February 9, 2011 – 6:00 pm

As Bernanke meets and is questioned by a House committee about the economy and his efforts to keep it going the market starts to recapture some of its small loss at this morning’s open. We are in a strong bull run which is now in its 7th month. Last July’s correction gave back 10 to 15% before this current move began. A breather in the strong rise in stock prices is overdue.
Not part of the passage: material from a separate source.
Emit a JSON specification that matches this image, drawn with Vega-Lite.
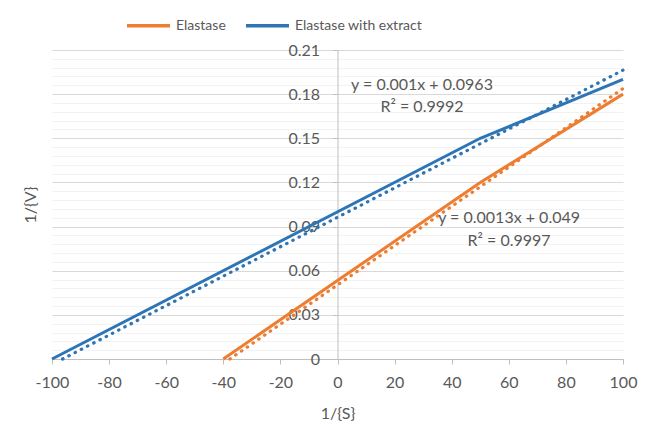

However, earnings are still very strong as they continue to show a very robust corporate recovery both in sales and the ability to have those sales filter to the bottom line in the form of profits. U.S. workers have become more efficient requiring less hiring. We see that in the unemployment rate. It also helps that the dollar is weak as 50%
of all earnings in the S&P 500 come from outside the U.S. and a weak dollar makes our manufactured goods look less expensive. At the same time the U.S. is looking more attractive to foreign companies to open new factories.
In many parts of the world an educated work force and a governmental system that is reliable and more or less honest is rare. In the U.S., near where a lot of customers are located, a strong rule of law and the ability to lay off or hire employees ‘at will’ is a persuasive argument to open new plants here. We still have high salaries but salary is not the only decisive factor.

Jobs will eventually come but at a glacial rate. Meanwhile a slow recovery in our economy is one that may well be sustainable. At some point government debt is going to have to be addressed but for the time being it is not an issue and addressing it too soon or too aggressively will hurt more than help the U.S. economy.